『コールド・マウンテン』と『悪い男』

映画は人をびっくりさせるためにある。登場人物がいきなり死んでびっくりすることもあるし、見たことのないような風景を見せられてびっくりすることもあるし、びっくりするほど退屈なこともある。
さて、『コールド・マウンテン』。アメリカの南北戦争時代が舞台。一組の男女が戦争の直前に出会い、離れ離れになることでひかれあう。見つかれば厳罰に処せられることを覚悟の上で、ジュード・ロウは脱走兵となり、遠い故郷・コールド・マウンテンを目指す。一方、突然の父親の死によって生活が困窮するニコール・キッドマンは、実際家のレニー・ゼルウィガーとともに新たな人生を模索し始める。ジュード・ロウニコール・キッドマンも、それぞれに死を間近に感じ、やがて訪れるべき二人の生活を夢見て必死に生き抜こうとする。
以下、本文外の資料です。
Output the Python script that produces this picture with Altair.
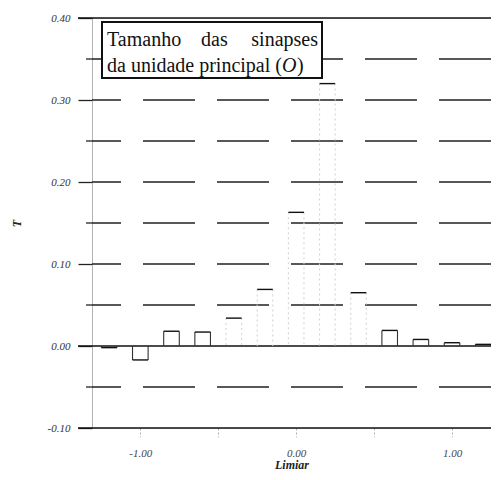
import altair as alt
import pandas as pd

# ---- data ----
limiar = [-1.2, -1.0, -0.8, -0.6, -0.4, -0.2, 0.0, 0.2, 0.4, 0.6, 0.8, 1.0, 1.2]
tamanho = [-0.002, -0.017, 0.018, 0.017, 0.034, 0.069, 0.163, 0.320, 0.065, 0.019, 0.008, 0.004, 0.002]
bin_width = 0.1
y_ticks = [-0.10, 0.00, 0.10, 0.20, 0.30, 0.40]
y_grid = [-0.05, 0.05, 0.10, 0.15, 0.20, 0.25, 0.30, 0.35]
y_minor = [-0.05, 0.05, 0.15, 0.25, 0.35]
y_solid = [-0.10, 0.00, 0.40]
x_ticks = [-1.0, -0.5, 0.0, 0.5, 1.0]
box_words_1 = ["Tamanho", "das", "sinapses"]
box_line_2 = ["da unidade principal (", "O", ")"]

W, H = 399, 410
SERIF = "Liberation Serif"

bars = pd.DataFrame({"Limiar": limiar, "T": tamanho})
bars["x0"] = bars["Limiar"] - bin_width / 2
bars["x1"] = bars["Limiar"] + bin_width / 2

xscale = alt.Scale(domain=[-1.31, 1.25], nice=False, zero=False)
yscale = alt.Scale(domain=[-0.10, 0.40], nice=False, zero=False)

x_axis = alt.Axis(
    values=x_ticks, grid=False, domain=False,
    labelExpr="abs(datum.value) == 0.5 ? '' : replace(format(datum.value, '.2f'), '\u2212', '-')",
    tickSize=9, tickColor="#999", tickDash=[2, 2], tickWidth=0.8,
    labelPadding=10, labelFont=SERIF, labelFontStyle="italic", labelFontSize=11,
    labelColor="#444", title="Limiar", titleFont=SERIF, titleFontStyle="italic",
    titleFontWeight="bold", titleFontSize=12, titlePadding=1, titleColor="#222",
)
y_axis = alt.Axis(
    values=y_ticks, grid=False,
    labelExpr="replace(format(datum.value, '.2f'), '\u2212', '-')",
    tickSize=14, tickColor="#222", tickWidth=1.3, domainColor="#aaa", domainWidth=0.8,
    labelPadding=8, labelFont=SERIF, labelFontStyle="italic", labelFontSize=11,
    labelColor="#333", title="T", titleFont=SERIF, titleFontStyle="italic",
    titleFontWeight="bold", titleFontSize=12, titlePadding=24, titleColor="#222",
)

# dashed gridlines
grid = alt.Chart(pd.DataFrame({"v": y_grid})).mark_rule(
    color="#222", strokeWidth=1.3, strokeDash=[52, 22]
).encode(y=alt.Y("v:Q", scale=yscale, axis=y_axis))

# minor tick stubs
minor = alt.Chart(pd.DataFrame({"v": y_minor})).mark_rule(
    color="#222", strokeWidth=1.3
).encode(y=alt.Y("v:Q", scale=yscale), x=alt.value(-6), x2=alt.value(0))

# solid lines (frame top/bottom and zero)
solid = alt.Chart(pd.DataFrame({"v": y_solid})).mark_rule(
    color="#111", strokeWidth=1.5
).encode(y=alt.Y("v:Q", scale=yscale), x=alt.value(-14), x2=alt.value(W))

# bar tops
tops = alt.Chart(bars).mark_rule(color="#111", strokeWidth=1.4).encode(
    x=alt.X("x0:Q", scale=xscale, axis=x_axis),
    x2="x1:Q",
    y=alt.Y("T:Q", scale=yscale),
)

side_color = alt.condition("datum.T > 0.03", alt.value("#d4d4d4"), alt.value("#333"))
side_dash = alt.condition("datum.T > 0.03", alt.value([2, 3]), alt.value([1, 0]))
sides_l = alt.Chart(bars).mark_rule(strokeWidth=1.1).encode(
    x=alt.X("x0:Q", scale=xscale), y=alt.Y("T:Q", scale=yscale), y2=alt.datum(0),
    color=side_color, strokeDash=side_dash,
)
sides_r = alt.Chart(bars).mark_rule(strokeWidth=1.1).encode(
    x=alt.X("x1:Q", scale=xscale), y=alt.Y("T:Q", scale=yscale), y2=alt.datum(0),
    color=side_color, strokeDash=side_dash,
)

# text box
one = pd.DataFrame({"a": [0]})
box = alt.Chart(one).mark_rect(fill="white", stroke="#111", strokeWidth=2).encode(
    x=alt.value(10), x2=alt.value(230), y=alt.value(4), y2=alt.value(60)
)
txt_style = dict(font=SERIF, fontSize=20, color="#111", baseline="alphabetic")
w1 = alt.Chart(one).mark_text(align="left", **txt_style).encode(
    x=alt.value(15), y=alt.value(28), text=alt.value(box_words_1[0]))
w2 = alt.Chart(one).mark_text(align="left", **txt_style).encode(
    x=alt.value(109), y=alt.value(28), text=alt.value(box_words_1[1]))
w3 = alt.Chart(one).mark_text(align="right", **txt_style).encode(
    x=alt.value(226), y=alt.value(28), text=alt.value(box_words_1[2]))
l2a = alt.Chart(one).mark_text(align="left", **txt_style).encode(
    x=alt.value(15), y=alt.value(54), text=alt.value(box_line_2[0]))
l2b = alt.Chart(one).mark_text(align="left", fontStyle="italic", **txt_style).encode(
    x=alt.value(190), y=alt.value(54), text=alt.value(box_line_2[1]))
l2c = alt.Chart(one).mark_text(align="left", **txt_style).encode(
    x=alt.value(205), y=alt.value(54), text=alt.value(box_line_2[2]))

chart = alt.layer(
    grid, minor, solid, sides_l, sides_r, tops, box, w1, w2, w3, l2a, l2b, l2c
).properties(
    width=W, height=H,
    autosize=alt.AutoSizeParams(type="none"),
    padding={"left": 84, "top": 10, "right": 0, "bottom": 44},
).configure_view(stroke=None).configure(background="white")

chart.save("out.html", embed_options={"renderer": "svg", "actions": False})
死はいたるところにあり、思いがけないときに身近な人が死ぬ。それを主人公たちが(愕然としながらも)受け入れ、同時に観客もそれを悲しみをもって受け入れる。そしてそれは、驚きの少ないラストの死へといたる道のりとなる。もはや、死は驚くべき事態ではなくなってしまう。
これはびっくりさせない映画なのだろうか? だが、ラスト、それまで「不在」として描かれてきた死が、あるものの「存在」として描かれる。それは当たり前のことなのだけれど、唐突な「転調」であるようにも感じ、きっとそこにこの映画の驚きはあるのだろう。
で、一方の『悪い男』。これはびっくりすることの連続だ。それはきっと観ればわかる。だから観て欲しい。ほんとにほんと、同情も憐憫も感情移入も許さない「悪い男」が、一人の女の人生を踏みにじる、そんな映画。どうしてこんな映画が作られたんだ、とびっくりする。そして、間違いなくこの映画は素晴らしい。この世界が不幸に満ちていることを嘆くのではなく、不条理なまでの特殊な(絶対に普遍化できないような)不幸を描くことで、この世界が「ある」ことが「聖」であることを突きつけてくる。
この映画を観たら、すぐにこの映画のことは忘れるべきだ。絶対に、「あそこで描かれた世界は……」などと言ってはいけない。ただ観てしまったという体験が、観客を変える……そんなことを狙っている大胆な映画。びっくりする。